We conclude that because the certification does not materially affect the bidder's ability to be bound to perform the contract as required, and because the Act does not require rejection of bids that do not contain completed certifications, the two low bidders' failure to submit signed certifications with their bids did not render the bids nonresponsive.
Tennier also alleges that Universal failed properly to complete a clause regarding disclosure of textile suppliers. However, the agency informs us that Universal in fact properly completed this clause. Tennier did not pursue the matter in its comments, and we therefore will not consider it further. See Universal Hydraulics, Inc., B-235006, June 21, 1989, 89-1 CPD Para. 585.

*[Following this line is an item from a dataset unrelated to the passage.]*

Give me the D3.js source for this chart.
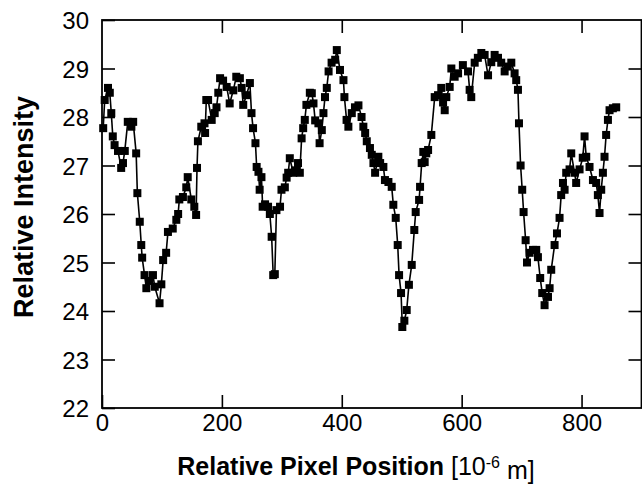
<!DOCTYPE html>
<html>
<head>
<meta charset="utf-8">
<script src="https://cdn.jsdelivr.net/npm/d3@7"></script>
<style>
  body { margin: 0; background: #fff; }
  svg { display: block; font-family: "Liberation Sans", Arial, Helvetica, sans-serif; }
</style>
</head>
<body>
<svg id="chart" width="642" height="488"></svg>
<script>
// pixel position vs. relative intensity
const positions = [
  2, 4.5, 10, 13, 15.5, 18, 21, 26.7, 32, 35, 38, 43, 49, 52, 57, 59, 63, 65.5, 67, 71,
  74, 79, 85, 88, 96, 99, 102, 107, 110, 118, 124, 127, 129, 135, 140.6, 143, 149, 154, 157, 158.5,
  160, 165.6, 171, 172, 174, 177, 183, 188, 191, 194, 197, 202, 208, 213, 219, 224, 230, 233, 235.6, 241,
  246.7, 249.4, 252, 256, 258, 261, 263, 266, 268, 272, 277, 280, 283, 285.6, 288.3, 291, 297, 299.4, 305, 308,
  310.6, 313.3, 319, 322, 327, 330, 333, 335.6, 338.3, 341, 346.7, 350, 352.8, 355.6, 361, 363, 366.7, 369.4, 372, 375,
  378, 383, 389, 391.7, 397, 402.8, 404.4, 408, 411, 416.7, 422, 427.8, 433, 436, 439, 441.7, 447, 450, 452.8, 455.6,
  461, 464, 469.4, 472, 477.8, 483.3, 486, 490, 493.3, 495.6, 498.9, 501, 504.4, 508.3, 512, 516.7, 521, 523.3, 529, 530.6,
  533.3, 536, 538.3, 541, 544, 549.4, 555, 560.6, 566, 569, 571.7, 574.4, 580, 582.8, 588.3, 594, 602, 610.6, 613.3, 616,
  621.7, 627, 632.8, 638.3, 644, 649.4, 655, 660.6, 666, 671.7, 677, 682.8, 688.3, 691, 693.9, 695.6, 698.3, 701, 703.3, 706.7,
  709, 713.3, 719, 724.4, 727.2, 731, 734.4, 738.3, 744, 746.7, 749.4, 755, 759, 763.3, 766, 769, 771.7, 774.4, 780, 782.8,
  788.3, 791, 796.7, 802, 805, 807.8, 813.3, 819, 824.4, 827.2, 830, 832.8, 835.6, 838.3, 841, 844, 846.7, 852.2, 857.8
];
const intensity = [
  27.77, 28.35, 28.6, 28.5, 28.08, 27.6, 27.42, 27.3, 26.95, 27.05, 27.3, 27.9, 27.8, 27.9, 27.25, 26.43, 25.84, 25.36, 25.1, 24.74,
  24.47, 24.62, 24.74, 24.5, 24.16, 24.55, 25.05, 25.2, 25.63, 25.7, 25.88, 26.0, 26.3, 26.35, 26.55, 26.76, 26.3, 26.15, 25.98, 26.95,
  27.5, 27.8, 27.87, 27.67, 28.35, 28.35, 27.94, 28.08, 28.2, 28.5, 28.8, 28.75, 28.62, 28.28, 28.55, 28.83, 28.8, 28.6, 28.25, 28.45,
  28.7, 28.08, 27.77, 27.46, 26.97, 26.87, 26.5, 26.76, 26.15, 26.2, 26.15, 26.0, 25.53, 24.74, 24.76, 26.08, 26.15, 26.5, 26.55, 26.75,
  26.85, 27.15, 26.85, 26.9, 27.05, 26.85, 27.56, 27.77, 27.94, 28.25, 28.5, 28.49, 28.28, 27.93, 27.87, 27.46, 27.73, 28.08, 28.41, 28.6,
  28.94, 29.12, 29.18, 29.38, 28.97, 28.76, 28.41, 27.94, 27.8, 28.08, 28.2, 28.24, 28.0, 27.8, 27.67, 27.5, 27.36, 27.22, 27.05, 26.85,
  27.18, 27.05, 26.97, 26.7, 26.66, 26.56, 26.19, 25.92, 25.36, 24.74, 24.37, 23.67, 23.8, 24.02, 24.54, 24.95, 25.67, 26.04, 26.29, 26.56,
  27.05, 27.28, 27.07, 27.25, 27.32, 27.63, 28.41, 28.45, 28.6, 28.3, 28.14, 28.41, 28.62, 29.0, 28.83, 28.9, 29.07, 28.94, 28.56, 28.41,
  29.12, 29.22, 29.32, 29.28, 28.86, 29.13, 29.28, 29.22, 29.12, 28.94, 29.04, 29.12, 28.9, 28.76, 28.56, 27.87, 27.0, 26.5, 26.04, 25.46,
  25.0, 25.2, 25.26, 25.26, 25.11, 24.68, 24.37, 24.12, 24.29, 24.47, 24.85, 25.36, 25.6, 25.92, 26.39, 26.64, 26.5, 26.85, 26.92, 27.25,
  26.85, 26.64, 26.92, 27.16, 27.6, 27.18, 26.97, 26.7, 26.64, 26.39, 26.02, 26.5, 26.85, 27.18, 27.63, 27.94, 28.14, 28.18, 28.2
];
const xTicks = [0, 200, 400, 600, 800];
const yTicks = [22, 23, 24, 25, 26, 27, 28, 29, 30];

const svg = d3.select("#chart");
const plotLeft = 102, plotTop = 20, plotRight = 641.5, plotBottom = 408;

const x = d3.scaleLinear().domain([0, 900]).range([plotLeft, plotRight]);
const y = d3.scaleLinear().domain([22, 30]).range([plotBottom, plotTop]);

const points = positions.map((p, i) => ({x: p, y: intensity[i]}));

// frame
svg.append("rect")
    .attr("x", plotLeft).attr("y", plotTop)
    .attr("width", plotRight - plotLeft).attr("height", plotBottom - plotTop)
    .attr("fill", "none").attr("stroke", "#000").attr("stroke-width", 1.8);

// axes, ticks pointing inward
const tickLen = 13;
const axisStyle = g => {
    g.select(".domain").remove();
    g.selectAll(".tick line").attr("stroke", "#000").attr("stroke-width", 1.6);
    g.selectAll(".tick text").attr("fill", "#000").style("font-size", "24px");
};

svg.append("g")
    .attr("transform", `translate(${plotLeft},0)`)
    .call(d3.axisLeft(y).tickValues(yTicks).tickFormat(d3.format("d"))
        .tickSizeInner(-tickLen).tickSizeOuter(0).tickPadding(13))
    .call(axisStyle)
    .call(g => g.selectAll(".tick text").attr("dy", "0.36em"));

svg.append("g")
    .attr("transform", `translate(${plotRight},0)`)
    .call(d3.axisRight(y).tickValues(yTicks.slice(1, -1)).tickFormat("")
        .tickSizeInner(-tickLen).tickSizeOuter(0))
    .call(axisStyle);

svg.append("g")
    .attr("transform", `translate(0,${plotBottom})`)
    .call(d3.axisBottom(x).tickValues(xTicks).tickFormat(d3.format("d"))
        .tickSizeInner(-tickLen).tickSizeOuter(0).tickPadding(3))
    .call(axisStyle)
    .call(g => g.selectAll(".tick text").attr("dy", "0.85em"));

svg.append("g")
    .attr("transform", `translate(0,${plotTop})`)
    .call(d3.axisTop(x).tickValues(xTicks.slice(1)).tickFormat("")
        .tickSizeInner(-tickLen).tickSizeOuter(0))
    .call(axisStyle);

// line and square markers
const line = d3.line().x(d => x(d.x)).y(d => y(d.y));
svg.append("path")
    .datum(points)
    .attr("d", line)
    .attr("fill", "none")
    .attr("stroke", "#000")
    .attr("stroke-width", 1.6);

const ms = 8;
svg.append("g").selectAll("rect")
    .data(points)
    .join("rect")
    .attr("x", d => x(d.x) - ms / 2)
    .attr("y", d => y(d.y) - ms / 2)
    .attr("width", ms).attr("height", ms)
    .attr("fill", "#000");

// axis titles
const xt = svg.append("text")
    .attr("x", 356).attr("y", 475)
    .attr("text-anchor", "middle")
    .style("font-size", "25px");
xt.append("tspan").attr("font-weight", "bold").text("Relative Pixel Position ");
xt.append("tspan").text("[10");
xt.append("tspan").attr("dy", "-0.45em").style("font-size", "16px").text("-6");
xt.append("tspan").attr("dy", "0.45em").text(" m]");

svg.append("text")
    .attr("transform", "translate(33,207) rotate(-90)")
    .attr("text-anchor", "middle")
    .attr("font-weight", "bold")
    .style("font-size", "27px")
    .text("Relative Intensity");
</script>
</body>
</html>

Because we find Universal's bid responsive, Universal and not Tennier would be in line for award if for some reason Hope were not awarded the contract. Therefore, Tennier is not an interested party for the purpose of protesting award to Hope and we need not consider that aspect of the protest. See James McGraw, Inc., B-236974.2, Jan. 24, 1990, 90-1 CPD Para. 99.
The protest is denied in part and dismissed in part.
/1/ Section 319 of Pub.L. No. 101-121, the Department of the Interior and Related Agencies Appropriations Act for Fiscal Year 1990, amended title 31 of the United States Code by adding section 1352, entitled "Limitation on use of appropriated funds to influence certain Federal contracting and financial transactions." The section took effect with respect to any contracts entered into after December 23, 1989.
/2/ We note that this issue will not arise where the Federal Acquisition Regulation (FAR) version of the certification is used, as the FAR certification provides that the offeror, by signing its offer, certifies compliance with all provisions. FAR Sec. 52.203-11 (FAC 84 55, Jan. 30, 1990).